In a significant policy reversal, the Government of Pakistan has reportedly decided to permanently shut down its national internet firewall project, marking the end of a controversial experiment that prioritized digital surveillance over economic growth. This multi-billion rupee system, originally introduced in 2024 to regulate social media and monitor digital content, has been deemed a technical and operational failure. While the project aimed to strengthen online oversight, it instead triggered widespread instability across the country’s digital landscape, failing to integrate with the national internet backbone.
The financial toll of this misstep is staggering. Official reports and political critics suggest that the failed firewall cost the national treasury between Rs 39 billion and Rs 40 billion. Beyond the direct costs of installation, the “digital siege” inflicted devastating damage on the private sector. The Pakistan Software Houses Association (P@SHA) warned that disruptions caused by the firewall could cost the fragile economy up to $300 million, an estimate that appears increasingly prescient given the massive service interruptions reported by IT firms, e-commerce platforms, and software houses.
Perhaps the most vulnerable victims of this policy were the nation’s millions of freelancers. Relying on stable internet to compete globally, many faced financial setbacks and missed deadlines as internet speeds plummeted nationwide. Connectivity issues became so severe that platforms like Fiverr reportedly marked Pakistani users as inactive, leading to a loss of international credibility for the country’s outsourcing industry.
The government’s sudden pivot appears driven by cold economic necessity rather than a change of heart regarding digital rights. The upcoming 5G spectrum auction, scheduled for March 2026, served as the ultimate catalyst for scrapping the project. Telecom experts warned that a malfunctioning firewall is fundamentally incompatible with the high-speed, low-latency requirements of 5G technology. Maintaining the system would have undermined investor confidence and likely discouraged international operators from participating in the bidding process.
This failure highlights a broader crisis of internet resilience in Pakistan. Currently, the country ranks 7th in South Asia in the Internet Resilience Index, ahead of only Iran and Afghanistan. Our digital infrastructure is alarmingly fragile, with all seven submarine cables landing in a single city, Karachi, and a domestic fiber backbone that is highly vulnerable to natural disasters like the 2022 floods.
If Pakistan is to achieve the ambitious goals set out in the “5Es National Economic Transformation Plan”—including reaching a $1 trillion economy by 2035 and boosting IT exports to $60 billion—the state must move away from a security-centric model.

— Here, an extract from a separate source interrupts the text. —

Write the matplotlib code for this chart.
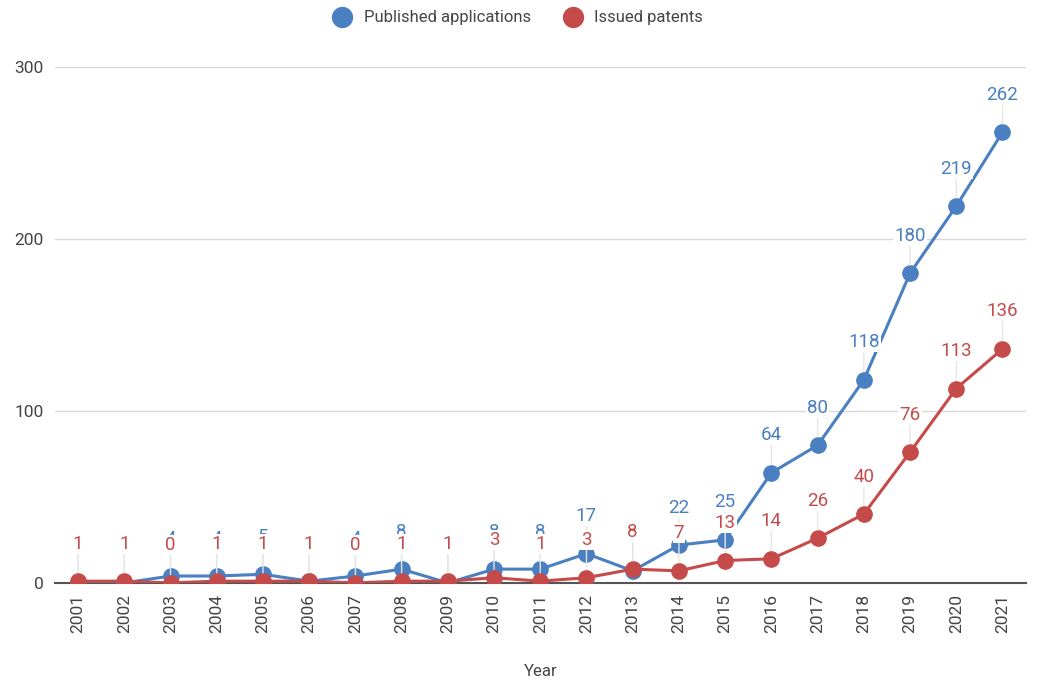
import matplotlib
matplotlib.use('Agg')
import matplotlib.pyplot as plt

plt.rcParams['font.family'] = ['Roboto', 'DejaVu Sans']

years = ['2001', '2002', '2003', '2004', '2005', '2006', '2007', '2008', '2009', '2010', '2011',
         '2012', '2013', '2014', '2015', '2016', '2017', '2018', '2019', '2020', '2021']
published = [0, 0, 4, 4, 5, 1, 4, 8, 0, 8, 8, 17, 7, 22, 25, 64, 80, 118, 180, 219, 262]
issued = [1, 1, 0, 1, 1, 1, 0, 1, 1, 3, 1, 3, 8, 7, 13, 14, 26, 40, 76, 113, 136]

blue = '#4a7fc1'
red = '#c54b4b'

fig = plt.figure(figsize=(10.37, 6.89), dpi=100)
ax = fig.add_axes([0.053, 0.154, 0.936, 0.749])

x = list(range(len(years)))


def draw_series(vals, color, name, z):
    ax.plot(x, vals, color=color, lw=2.2, marker='o', ms=11, label=name, zorder=z)
    for xi, v in zip(x, vals):
        ax.annotate(str(v), (xi, v), xytext=(0, 27), textcoords='offset points',
                    ha='center', va='center', fontsize=13.5, color=color, zorder=z + 2,
                    bbox=dict(boxstyle='square,pad=0.05', fc='white', ec='none'),
                    arrowprops=dict(arrowstyle='-', color='#e6e6e6', lw=1,
                                    shrinkA=0, shrinkB=6),
                    annotation_clip=False)


draw_series(published, blue, 'Published applications', 3)
draw_series(issued, red, 'Issued patents', 6)

ax.set_xlim(-0.5, len(years) - 0.5)
ax.set_ylim(0, 300)
ax.set_yticks([0, 100, 200, 300])
ax.set_xticks(x)
ax.set_xticklabels(years, rotation=90)
ax.tick_params(axis='both', length=0, labelsize=12.5, colors='#444444')
ax.tick_params(axis='x', pad=8)
ax.tick_params(axis='y', pad=8)
ax.grid(axis='y', color='#d9d9d9', lw=1)
ax.set_axisbelow(True)
for s in ['top', 'right', 'left']:
    ax.spines[s].set_visible(False)
ax.spines['bottom'].set_color('#555555')
ax.spines['bottom'].set_linewidth(1.5)
ax.set_xlabel('Year', fontsize=12, color='#444444', labelpad=22)

leg = fig.legend(*ax.get_legend_handles_labels(), loc='center', bbox_to_anchor=(0.5, 0.974),
                 ncol=2, frameon=False, fontsize=12, handlelength=1, handletextpad=0.8,
                 columnspacing=2, markerscale=1.3, labelcolor='#444444')
for h in leg.legend_handles:
    h.set_linestyle('none')

fig.savefig('out.png', dpi=100)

Achieving these milestones requires a VPN-free, unrestricted social media environment and a shift toward a rule-based democratic society.
The silent dismantling of the firewall is a step in the right direction, but the lack of an official statement from the Ministry of IT remains concerning. True digital progress requires transparency, stakeholder engagement, and a recognition that the internet is a vital lifeline for the nation’s future, not a threat to be managed. We must learn from this costly misstep to ensure that the path to 5G is paved with reliable infrastructure, not censored bottlenecks.